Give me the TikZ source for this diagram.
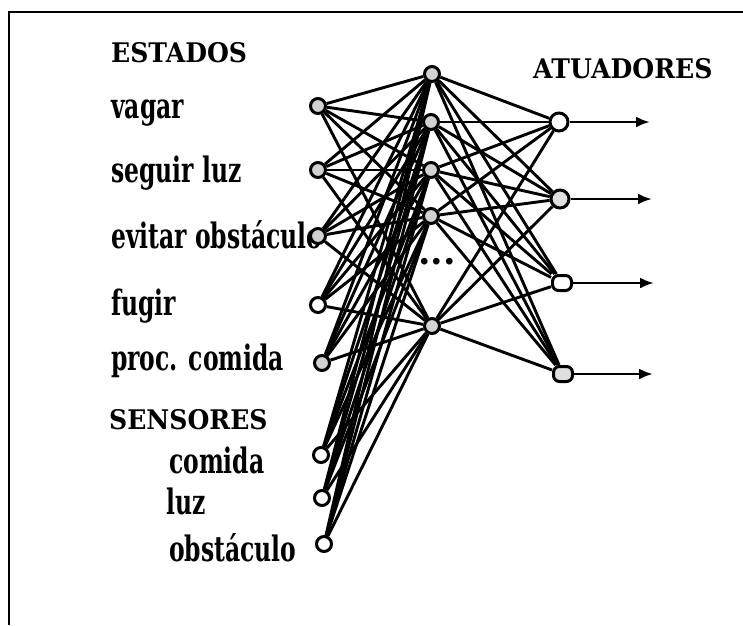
\documentclass[tikz,border=0pt]{standalone}
\usepackage{fontspec}
\setmainfont{DejaVu Serif}
\newfontfamily\lblfont[FakeStretch=0.67]{DejaVu Serif}
\newfontfamily\headfont[FakeStretch=0.93]{DejaVu Serif}
\usetikzlibrary{arrows.meta}
\pgfdeclarelayer{background}
\pgfsetlayers{background,main}
\begin{document}
\begin{tikzpicture}[x=1pt,y=-1pt,
  conn/.style={line width=2.9pt},
  lbl/.style={inner sep=0pt,anchor=base west,font=\lblfont\bfseries\fontsize{35}{38}\selectfont},
  head/.style={inner sep=0pt,anchor=base west,font=\headfont\bfseries\fontsize{27}{32}\selectfont},
  innode/.style={circle,draw,line width=3pt,fill=gray!35,minimum size=15pt,inner sep=0pt},
  sensnode/.style={circle,draw,line width=3pt,fill=white,minimum size=15pt,inner sep=0pt},
  hidnode/.style={circle,draw,line width=3pt,fill=gray!35,minimum size=15pt,inner sep=0pt},
  outcirc/.style={circle,draw,line width=3pt,fill=white,minimum size=18pt,inner sep=0pt},
  outbox/.style={rectangle,rounded corners=6pt,draw,line width=3pt,fill=white,minimum width=19pt,minimum height=15pt,inner sep=0pt},
  outarrow/.style={line width=2.9pt,-{Latex[length=14pt,width=11pt]}}]
\useasboundingbox (0,0) rectangle (743,625);
% frame
\coordinate (fbl) at (9,625);
\coordinate (ftl) at (9,12);
\coordinate (ftr) at (743,12);
\draw[line width=2pt] (fbl) -- (ftl) -- (ftr);

% headings
\node[head] (estados) at (111,62) {ESTADOS};
\node[head] (sensores) at (109,429) {SENSORES};
\node[head] (atuadores) at (533,78) {ATUADORES};

% labels
\node[lbl] (tvagar) at (111,118) {vagar};
\node[lbl] (tseguir) at (111,182) {seguir luz};
\node[lbl] (tevitar) at (111,248) {evitar obstáculo};
\node[lbl] (tfugir) at (111,315) {fugir};
\node[lbl] (tproc) at (111,370) {proc. comida};
\node[lbl] (tcomida) at (169,473) {comida};
\node[lbl] (tluz) at (166,514) {luz};
\node[lbl] (tobst) at (169,561) {obstáculo};

% input nodes
\node[innode] (i1) at (318,106) {};
\node[innode] (i2) at (318,170) {};
\node[innode] (i3) at (318,236) {};
\node[sensnode] (i4) at (318,305) {};
\node[innode] (i5) at (322,363) {};
\node[sensnode] (s1) at (321,455) {};
\node[sensnode] (s2) at (322,498) {};
\node[sensnode] (s3) at (324,544) {};

% hidden nodes
\node[hidnode] (h1) at (432,74) {};
\node[hidnode] (h2) at (431,122) {};
\node[hidnode] (h3) at (431,170) {};
\node[hidnode] (h4) at (431,216) {};
\node[hidnode] (h5) at (432,326) {};
\node[inner sep=0pt,font=\bfseries\fontsize{36}{38}\selectfont] (dots) at (437,262) {...};

% output nodes
\node[outcirc] (o1) at (559,122) {};
\node[outcirc,fill=gray!25] (o2) at (560,199) {};
\node[outbox] (o3) at (562,283) {};
\node[outbox,fill=gray!25] (o4) at (563,374) {};

% arrow ends
\coordinate (a1) at (650,122);
\coordinate (a2) at (652,199);
\coordinate (a3) at (654,283);
\coordinate (a4) at (653,374);
\draw[outarrow] (o1) -- (a1);
\draw[outarrow] (o2) -- (a2);
\draw[outarrow] (o3) -- (a3);
\draw[outarrow] (o4) -- (a4);

\begin{pgfonlayer}{background}
\foreach \a in {i1,i2,i3,i4,i5,s1,s2,s3}
  \foreach \b in {h1,h2,h3,h4,h5}
    \draw[conn] (\a) -- (\b);
\foreach \a in {h1,h2,h3,h4,h5}
  \foreach \b in {o1,o2,o3,o4}
    \draw[conn] (\a) -- (\b);
\end{pgfonlayer}
\end{tikzpicture}
\end{document}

• **TASK**:
Do not include the images; transcribe the rest of the listing exactly.

• **COMPLETE ANSWER**:
Give me the TikZ source for this diagram.
\documentclass[tikz,border=0pt]{standalone}
\usepackage{fontspec}
\setmainfont{DejaVu Serif}
\newfontfamily\lblfont[FakeStretch=0.67]{DejaVu Serif}
\newfontfamily\headfont[FakeStretch=0.93]{DejaVu Serif}
\usetikzlibrary{arrows.meta}
\pgfdeclarelayer{background}
\pgfsetlayers{background,main}
\begin{document}
\begin{tikzpicture}[x=1pt,y=-1pt,
  conn/.style={line width=2.9pt},
  lbl/.style={inner sep=0pt,anchor=base west,font=\lblfont\bfseries\fontsize{35}{38}\selectfont},
  head/.style={inner sep=0pt,anchor=base west,font=\headfont\bfseries\fontsize{27}{32}\selectfont},
  innode/.style={circle,draw,line width=3pt,fill=gray!35,minimum size=15pt,inner sep=0pt},
  sensnode/.style={circle,draw,line width=3pt,fill=white,minimum size=15pt,inner sep=0pt},
  hidnode/.style={circle,draw,line width=3pt,fill=gray!35,minimum size=15pt,inner sep=0pt},
  outcirc/.style={circle,draw,line width=3pt,fill=white,minimum size=18pt,inner sep=0pt},
  outbox/.style={rectangle,rounded corners=6pt,draw,line width=3pt,fill=white,minimum width=19pt,minimum height=15pt,inner sep=0pt},
  outarrow/.style={line width=2.9pt,-{Latex[length=14pt,width=11pt]}}]
\useasboundingbox (0,0) rectangle (743,625);
% frame
\coordinate (fbl) at (9,625);
\coordinate (ftl) at (9,12);
\coordinate (ftr) at (743,12);
\draw[line width=2pt] (fbl) -- (ftl) -- (ftr);

% headings
\node[head] (estados) at (111,62) {ESTADOS};
\node[head] (sensores) at (109,429) {SENSORES};
\node[head] (atuadores) at (533,78) {ATUADORES};

% labels
\node[lbl] (tvagar) at (111,118) {vagar};
\node[lbl] (tseguir) at (111,182) {seguir luz};
\node[lbl] (tevitar) at (111,248) {evitar obstáculo};
\node[lbl] (tfugir) at (111,315) {fugir};
\node[lbl] (tproc) at (111,370) {proc. comida};
\node[lbl] (tcomida) at (169,473) {comida};
\node[lbl] (tluz) at (166,514) {luz};
\node[lbl] (tobst) at (169,561) {obstáculo};

% input nodes
\node[innode] (i1) at (318,106) {};
\node[innode] (i2) at (318,170) {};
\node[innode] (i3) at (318,236) {};
\node[sensnode] (i4) at (318,305) {};
\node[innode] (i5) at (322,363) {};
\node[sensnode] (s1) at (321,455) {};
\node[sensnode] (s2) at (322,498) {};
\node[sensnode] (s3) at (324,544) {};

% hidden nodes
\node[hidnode] (h1) at (432,74) {};
\node[hidnode] (h2) at (431,122) {};
\node[hidnode] (h3) at (431,170) {};
\node[hidnode] (h4) at (431,216) {};
\node[hidnode] (h5) at (432,326) {};
\node[inner sep=0pt,font=\bfseries\fontsize{36}{38}\selectfont] (dots) at (437,262) {...};

% output nodes
\node[outcirc] (o1) at (559,122) {};
\node[outcirc,fill=gray!25] (o2) at (560,199) {};
\node[outbox] (o3) at (562,283) {};
\node[outbox,fill=gray!25] (o4) at (563,374) {};

% arrow ends
\coordinate (a1) at (650,122);
\coordinate (a2) at (652,199);
\coordinate (a3) at (654,283);
\coordinate (a4) at (653,374);
\draw[outarrow] (o1) -- (a1);
\draw[outarrow] (o2) -- (a2);
\draw[outarrow] (o3) -- (a3);
\draw[outarrow] (o4) -- (a4);

\begin{pgfonlayer}{background}
\foreach \a in {i1,i2,i3,i4,i5,s1,s2,s3}
  \foreach \b in {h1,h2,h3,h4,h5}
    \draw[conn] (\a) -- (\b);
\foreach \a in {h1,h2,h3,h4,h5}
  \foreach \b in {o1,o2,o3,o4}
    \draw[conn] (\a) -- (\b);
\end{pgfonlayer}
\end{tikzpicture}
\end{document}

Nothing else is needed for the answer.